Researchers at Google have developed an inference-only method for generating differentially private (DP) synthetic data that avoids the high costs and data requirements associated with private fine-tuning. By prompting off-the-shelf large language models (LLMs) with sensitive examples in parallel and aggregating their outputs, the approach can generate thousands of high-quality synthetic data points while maintaining rigorous privacy guarantees. This method allows synthetic data to serve as a secure interface for model development, enabling teams to collaborate without requiring specialized knowledge of differential privacy.
## Differentially Private Prediction and Aggregation
The core of this method relies on "private prediction," where privacy is applied to the model's output rather than the model itself.
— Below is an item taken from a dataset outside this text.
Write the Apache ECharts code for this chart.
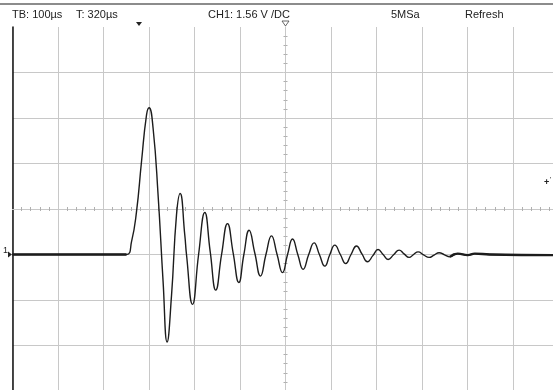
<!DOCTYPE html>
<html><head><meta charset="utf-8">
<script src="https://cdn.jsdelivr.net/npm/echarts@6/dist/echarts.min.js"></script>
<style>html,body{margin:0;padding:0;background:#fff}#c{width:553px;height:390px}</style>
</head><body><div id="c"></div>
<script>
// Trace samples: time (µs from left edge), voltage (V above ground marker)
const traceTime  = [0, 250.5, 261.5, 272.5, 283.5, 294.5, 300.2, 309, 320, 331, 339.8, 349.5, 360.4, 368.4, 378.7, 382.4, 395.6,
                    409, 422.6, 434.5, 446.8, 459.5, 472.5, 485, 497.4, 508.5, 520, 532.5, 545.1, 557, 569.2, 581.5, 593.4,
                    604.5, 615.4, 627, 638.7, 651, 662.9, 674.5, 686.4, 697.5, 708.4, 720.5, 732.5, 744, 756, 768, 780.2,
                    792, 803.5, 814.5, 825.5, 837.5, 849.7, 860.5, 871.6, 881.5, 891.4, 903.5, 915.6, 926.5, 937.6, 949.5,
                    961.1, 978.6, 1000.5, 1016, 1049, 1200];
const traceVolts = [0, 0, 0.43, 1.46, 3.18, 4.78, 5.03, 4.33, 2.03, -0.94, -3.0, -1.40, 1.35, 2.09, 0.66, 0.0, -1.71,
                    0.0, 1.44, 0.1, -1.22, 0.0, 1.06, 0.05, -0.96, 0.0, 0.83, 0.05, -0.74, 0.0, 0.64, 0.0, -0.62,
                    0.0, 0.53, 0.0, -0.51, 0.0, 0.40, 0.0, -0.40, 0.0, 0.32, 0.0, -0.31, 0.0, 0.29, 0.02, -0.25,
                    -0.04, 0.17, 0.0, -0.17, -0.01, 0.15, 0.02, -0.10, 0.0, 0.09, -0.01, -0.10, -0.02, 0.06, -0.01,
                    -0.08, 0.03, -0.02, 0.03, 0.0, -0.02];
// Noisy (thicker) flat parts of the trace
const preTriggerTime  = [0, 250.5];
const preTriggerVolts = [0, 0];
const tailTime  = [961.1, 978.6, 1000.5, 1016, 1049, 1200];
const tailVolts = [-0.08, 0.03, -0.02, 0.03, 0.0, -0.02];
// Scale settings
const usPerDiv = 100;
const voltsPerDiv = 1.56;
const voltMin = -4.68;   // 3 divisions below ground
const voltMax = 7.8;     // 5 divisions above ground
const headerLabels = ['TB: 100µs', 'T: 320µs', 'CH1: 1.56 V /DC', '5MSa', 'Refresh'];

const gridRect = {left: 12.5, top: 27, width: 546, height: 364, outerBoundsMode: 'none', containLabel: false};
const gridColor = '#c8c8c8';
const tickColor = '#b0b0b0';
const font = '"Liberation Sans", Arial, sans-serif';

function centerAxis(dim, pos, gridIndex) {
  return {
    gridIndex: gridIndex, type: 'value', position: pos,
    min: dim === 'x' ? -6 * usPerDiv : -4, max: dim === 'x' ? 6 * usPerDiv : 4,
    interval: dim === 'x' ? usPerDiv : 1,
    axisLabel: {show: false}, axisTick: {show: false}, splitLine: {show: false},
    minorTick: {show: true, splitNumber: 5, length: 2, lineStyle: {color: tickColor, width: 1}},
    axisLine: {show: true, onZero: true, lineStyle: {color: gridColor, width: 1}}
  };
}

const pairs = (xs, ys) => xs.map((x, i) => [x, ys[i]]);
const headerX = [12, 76, 208, 391, 465];

const chart = echarts.init(document.getElementById('c'), null, {renderer: 'canvas'});
chart.setOption({
  animation: false,
  backgroundColor: '#fff',
  grid: [Object.assign({}, gridRect), Object.assign({}, gridRect), Object.assign({}, gridRect)],
  xAxis: [
    {gridIndex: 0, type: 'value', min: 0, max: 12 * usPerDiv, interval: usPerDiv,
     axisLabel: {show: false}, axisTick: {show: false}, axisLine: {show: false},
     splitLine: {show: true, lineStyle: {color: gridColor, width: 1}}},
    centerAxis('x', 'bottom', 1),
    centerAxis('x', 'top', 2)
  ],
  yAxis: [
    {gridIndex: 0, type: 'value', min: voltMin, max: voltMax, interval: voltsPerDiv,
     axisLabel: {show: false}, axisTick: {show: false},
     axisLine: {show: true, onZero: false, lineStyle: {color: '#111', width: 1.5}},
     splitLine: {show: true, showMaxLine: false, lineStyle: {color: gridColor, width: 1}}},
    centerAxis('y', 'left', 1),
    centerAxis('y', 'right', 2)
  ],
  series: [
    {type: 'line', xAxisIndex: 0, yAxisIndex: 0, data: pairs(traceTime, traceVolts), smooth: 0.5,
     showSymbol: false, lineStyle: {color: '#1c1c1c', width: 1.4}, z: 5},
    {type: 'line', xAxisIndex: 0, yAxisIndex: 0, data: pairs(preTriggerTime, preTriggerVolts),
     showSymbol: false, lineStyle: {color: '#1c1c1c', width: 2.6}, z: 6},
    {type: 'line', xAxisIndex: 0, yAxisIndex: 0, data: pairs(tailTime, tailVolts), smooth: 0.5,
     showSymbol: false, lineStyle: {color: '#1c1c1c', width: 2.4}, z: 6}
  ],
  graphic: [
    {type: 'line', shape: {x1: 0, y1: 4, x2: 553, y2: 4}, style: {stroke: '#8c8c8c', lineWidth: 2}},
    ...headerLabels.map((t, i) => ({type: 'text', left: headerX[i], top: 9,
      style: {text: t, fill: '#222', font: '11px ' + font}})),
    {type: 'polygon', shape: {points: [[136, 22], [142, 22], [139, 26]]}, style: {fill: '#222'}},
    {type: 'polygon', shape: {points: [[282, 21], [289, 21], [285.5, 26]]}, style: {fill: '#fff', stroke: '#444', lineWidth: 0.8}},
    {type: 'text', left: 3, top: 246, style: {text: '1', fill: '#222', font: '9px ' + font}},
    {type: 'polygon', shape: {points: [[8, 251.5], [12, 254.5], [8, 257.5]]}, style: {fill: '#222'}},
    {type: 'text', left: 544, top: 178, style: {text: '+', fill: '#222', font: 'bold 9px ' + font}},
    {type: 'text', left: 550, top: 177, style: {text: "'", fill: '#222', font: '7px ' + font}}
  ]
});
</script>
</body></html>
* Sensitive data points are distributed across multiple independent prompts, ensuring that no single individual's record can significantly influence the final output.
* The LLM generates next-token predictions for each prompt in parallel, which are then aggregated to mask individual contributions.
* The researchers designed a DP token sampling algorithm that treats the standard LLM "softmax" sampling process as a version of the exponential mechanism, a mathematical framework used to select the best option from a set while maintaining privacy.
## Enhancing Efficiency via KV Caching
Previous attempts at private prediction were computationally expensive because they required a fresh batch of sensitive examples for every single token generated.
* A new privacy analysis allows the system to reuse a fixed batch of sensitive examples across an entire generation sequence.
* By maintaining the same context for each generation step, the system becomes compatible with standard inference optimization techniques like KV (Key-Value) caching.
* This improvement enables the generation of synthetic data at a scale two to three orders of magnitude larger than prior methods.
## Optimizing Privacy Spend with Public Drafters
To preserve the "privacy budget"—the limited amount of information that can be released before privacy is compromised—the method introduces a public drafter model.
* The drafter model predicts the next token based solely on previously generated synthetic text, without ever seeing the sensitive data.
* Using the sparse vector technique, the system only consumes the privacy budget when the public drafter’s suggestion disagrees with the private aggregate of the sensitive data.
* This is particularly useful for structured data, where the drafter can handle formatting and syntax tokens, saving the privacy budget for the actual content.
By leveraging off-the-shelf models like Gemma, this approach provides a scalable way to transform sensitive datasets into useful synthetic versions. These synthetic datasets are high-quality enough to replace real data in downstream machine learning tasks, such as in-context learning or fine-tuning models like BERT, without the risk of leaking individual user information.